Business models, schooling systems, training models, pedagogic processes and structures are all transformed by ICT driven approaches to access to information and knowledge resources in the digital world. All this reinforces a clear and emerging fact. Sustainability and the openness that permeates it underscore new creative patterns of collaborative creativity, connectivity and access.

A sustainable approach to learning means that real needs are factored in from the outset, related to external requirements and then embedded in a matrix of technological support and maintained motivation so that autonomous learning and skill acquisition can occur.
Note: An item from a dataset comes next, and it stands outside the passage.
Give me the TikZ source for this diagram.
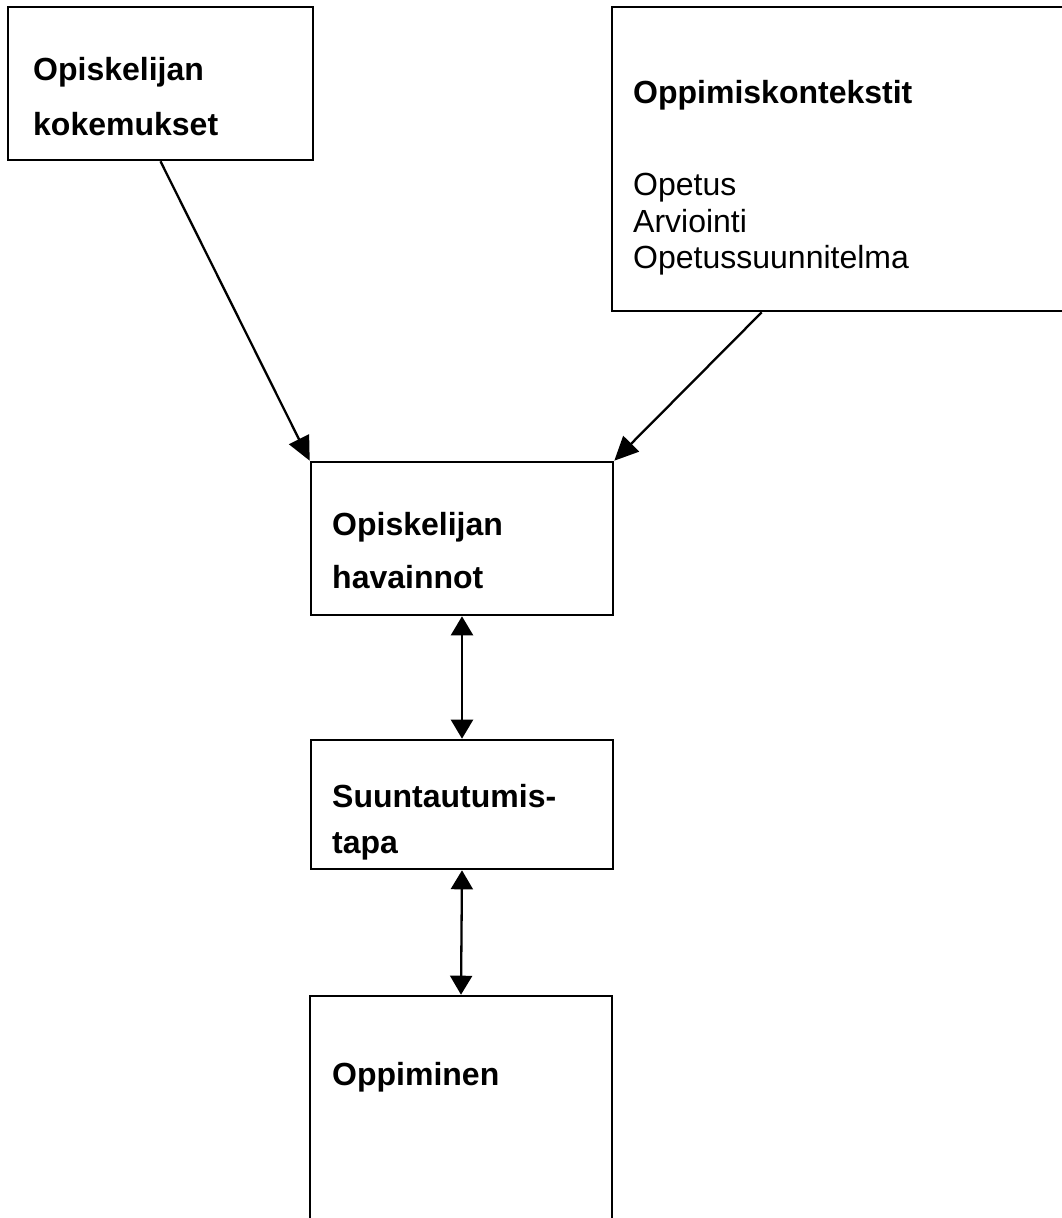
\documentclass[tikz,border=0pt]{standalone}
\usepackage{fontspec}
\setmainfont{Liberation Sans}
\usetikzlibrary{arrows.meta,fit}
\tikzset{
  box/.style={draw=black, line width=2.6pt, inner sep=0pt, fill=none},
  lbl/.style={anchor=base west, inner sep=0pt, font=\fontsize{32}{38}\selectfont\bfseries},
  lblr/.style={anchor=base west, inner sep=0pt, font=\fontsize{32}{38}\selectfont},
  arr/.style={line width=2.3pt, -{Triangle[length=24pt,width=22pt]}},
  darr/.style={line width=2.3pt, {Triangle[length=19pt,width=22pt]}-{Triangle[length=19pt,width=22pt]}}
}
\begin{document}
\begin{tikzpicture}[x=1pt,y=-1pt]
\useasboundingbox[fill=white] (0,0) rectangle (1061,1218);
% boxes
\node[box, fit={(8,7) (313,160)}] (b1) {};
\node[box, fit={(612,7) (1075,311)}] (b2) {};
\node[box, fit={(311,462) (613,615)}] (b3) {};
\node[box, fit={(311,740) (613,869)}] (b4) {};
\node[box, fit={(310,996) (612,1230)}] (b5) {};
% texts
\node[lbl] (t1a) at (33,80) {Opiskelijan};
\node[lbl] (t1b) at (33,135) {kokemukset};
\node[lbl] (t2a) at (633,103) {Oppimiskontekstit};
\node[lblr] (t2b) at (633,195) {Opetus};
\node[lblr] (t2c) at (633,232) {Arviointi};
\node[lblr] (t2d) at (633,268) {Opetussuunnitelma};
\node[lbl] (t3a) at (332,535) {Opiskelijan};
\node[lbl] (t3b) at (332,588) {havainnot};
\node[lbl] (t4a) at (332,807) {Suuntautumis-};
\node[lbl] (t4b) at (332,853) {tapa};
\node[lbl] (t5) at (332,1085) {Oppiminen};
% connectors
\coordinate (s2) at ([xshift=151pt]b2.south west);
\draw[arr] (b1.south) -- (b3.north west);
\draw[arr] (s2) -- (b3.north east);
\draw[darr] (b3.south) -- (b4.north);
\draw[darr] (b4.south) -- (b5.north);
\end{tikzpicture}
\end{document}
So in the current climate of crisis and uncertainty, a move towards sustainability and learning might allow us new dimensions of vision and space where we can look at longer term performance, and embedded best practice. The move from a static and linear model (so deeply engrained in our conceptual mindsets) toward a rhizomatic model of learning that addresses things in a new way may offer a solution.
Dave Cormier wrote in 2006 that
A rhizomatic plant has no center and no defined boundary; rather, it is made up of a number of semi-independent nodes, each of which is capable of growing and spreading on its own, bounded only by the limits of its habitat. In the rhizomatic view, knowledge can only be negotiated, and the contextual, collaborative learning experience shared by constructivist and connectivist pedagogies is a social as well as a personal knowledge-creation process with mutable goals and constantly negotiated premises.
This is a fine metaphor. Sustainability may be a critical element in evaluating the kind of learning we now need in security contexts. At a time of crisis this makes sense. But in the longer term it would seem to be the only way to meet the challenges of a multidimensional and ever-transforming globalized environment.